There are some good solutions using external components of a broad range; again, for most cases software can be made to do.
This may be the article I followed when I was over-thinking denouncing recently as part of another project, mostly out of curiosity. I did get my own take on this concept to work.
This can be a nice solution when coupled with direct port access (easy! fun!) if you have, e.g. 5 pushbuttons.
Hi tentimes
it was necessary to make very condensed code for the microcontrollers of the last century, which had little memory. I still use this one, since it worked well on small processors, it must do the same on bigger ones ! difficult to make shorter, 8 buttons or even 16 without changing the code. Ask if you are interested in auto-repeat or press counting
//**************************************************
void loop()
{
//is it time check the switches ?
if(millis() - switchMillis >= 50)
{
//restart the TIMER
switchMillis = millis();
checkSwitches();
}
//Other non blocking code
} //END of loop()
//**************************************************
void checkSwitches()
{
byte switchStatus;
//****************************************
//1st switch
switchStatus = digitalRead(BUTTON_OPEN);
//was there a change in switch state ?
if (lastSwitchOneStatus != switchStatus)
{
//update to the new state
lastSwitchOneStatus = switchStatus;
//************
//did the switch get pushed ?
if (switchStatus == switchPushed)
{
//do something
}
} //END of if (lastSwitchOneStatus != switchStatus)
//****************************************
//2nd switch
switchStatus = digitalRead(BUTTON_CLOSE);
//was there a change in switch state ?
if (lastSwitchTwoStatus != switchStatus)
{
//update to the new state
lastSwitchTwoStatus = switchStatus;
//************
//did the switch get pushed ?
if (switchStatus == switchPushed)
{
//do something
}
} //END of if (lastSwitchTwoStatus != switchStatus)
} //END of checkSwitches()
Here is my test implementation of the approach #1 that I explained in my previous post:
/*
Debounce
Each time the input pin goes from LOW to HIGH (e.g. because of a push-button
press), the output pin is toggled from LOW to HIGH or HIGH to LOW. There's a
minimum delay between toggles to debounce the circuit (i.e. to ignore noise).
The circuit:
- LED attached from pin 13 to ground
- pushbutton attached from pin 2 to ground
- Note: On most Arduino boards, there is already an LED on the board connected
to pin 13, so you don't need any extra components for this example.
created 21 Nov 2006
by David A. Mellis
modified 30 Aug 2011
by Limor Fried
modified 28 Dec 2012
by Mike Walters
modified 30 Aug 2016
by Arturo Guadalupi
This example code is in the public domain.
modified 1 Jun 2020
by Ken Willmott
http://www.arduino.cc/en/Tutorial/Debounce
*/
// Constants:
const int BUTTON_PIN = 2; // the number of the pushbutton pin
const int LED_PIN = 13; // the number of the LED pin
const int DEBOUNCE_DELAY = 500; // the debounce time in milliseconds; increase if the output flickers
// Variables:
int ledState = HIGH; // the current state of the output pin
int debouncedButtonState = HIGH; // the debounced reading from the input pin
bool debouncing = false; // add this new variable to control debounce state
// the following variables are unsigned longs because the time, measured in
// milliseconds, will quickly become a bigger number than can be stored in an int.
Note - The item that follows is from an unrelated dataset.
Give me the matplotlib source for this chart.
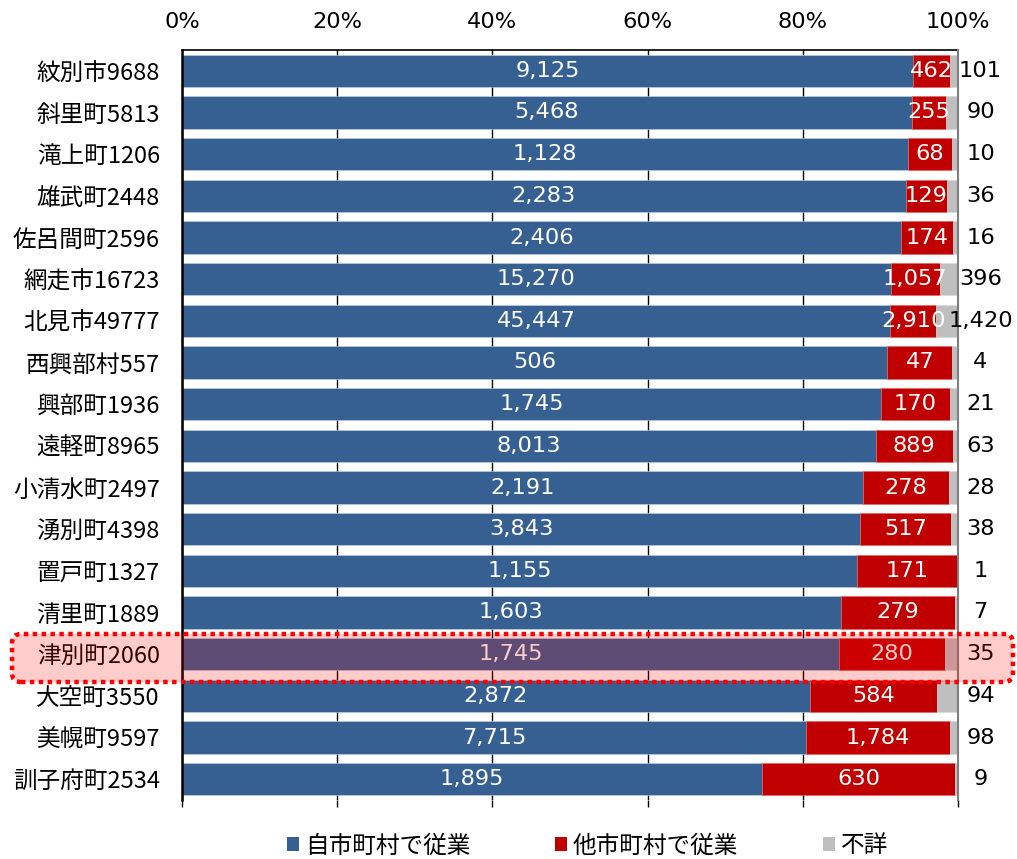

unsigned long lastDebounceTime = 0; // the last time the output pin was toggled
void setup() {
pinMode(BUTTON_PIN, INPUT_PULLUP);
pinMode(LED_PIN, OUTPUT);
// set initial LED state
digitalWrite(LED_PIN, ledState);
}
void loop() {
// check to see if you just pressed the button
// (i.e. the input went from LOW to HIGH), and you've waited long enough
// since the last press to ignore any noise:
if (debouncing) { // wait for debounce interval to elapse
if ((millis() - lastDebounceTime) > DEBOUNCE_DELAY) {
debouncing = false;
}
}
else // check for an input change and process it if there is one
{
// read the state of the switch into a local variable:
int reading = digitalRead(BUTTON_PIN);
// previously, we said this:
// whatever the reading is at, it's been there for longer than the debounce
// delay, so take it as the actual current state:
// now, it's different:
// look for a reading that is different than the debounced reading
// and take it as the actual current state.
// The debounce interval will follow, not precede this.
// if the button state has changed, update the button state
// and process button change events:
if (reading != debouncedButtonState) {
debouncedButtonState = reading; // remember the new input state
lastDebounceTime = millis(); // reset and enable the debouncing timer
debouncing = true;
// process any change events here:
// only toggle the LED if the new button state is LOW
if (debouncedButtonState == LOW) { // key press
ledState = !ledState;
digitalWrite(LED_PIN, ledState); // set the LED
}
else
{
// key release
}
}
}
}
You may notice a 500 ms debounce delay. That is a test value. Load the original debounce sketch and try it. You will see that it is a terrible failure because then the key has to be pressed down that long. With this approach, the key press is still registered instantly; the only limitation is that the frequency of key strokes is limited to 2 Hz. In practice, a 20ms delay covers almost every switch ever made. Yes, some people use 5ms and it still works with almost every switch.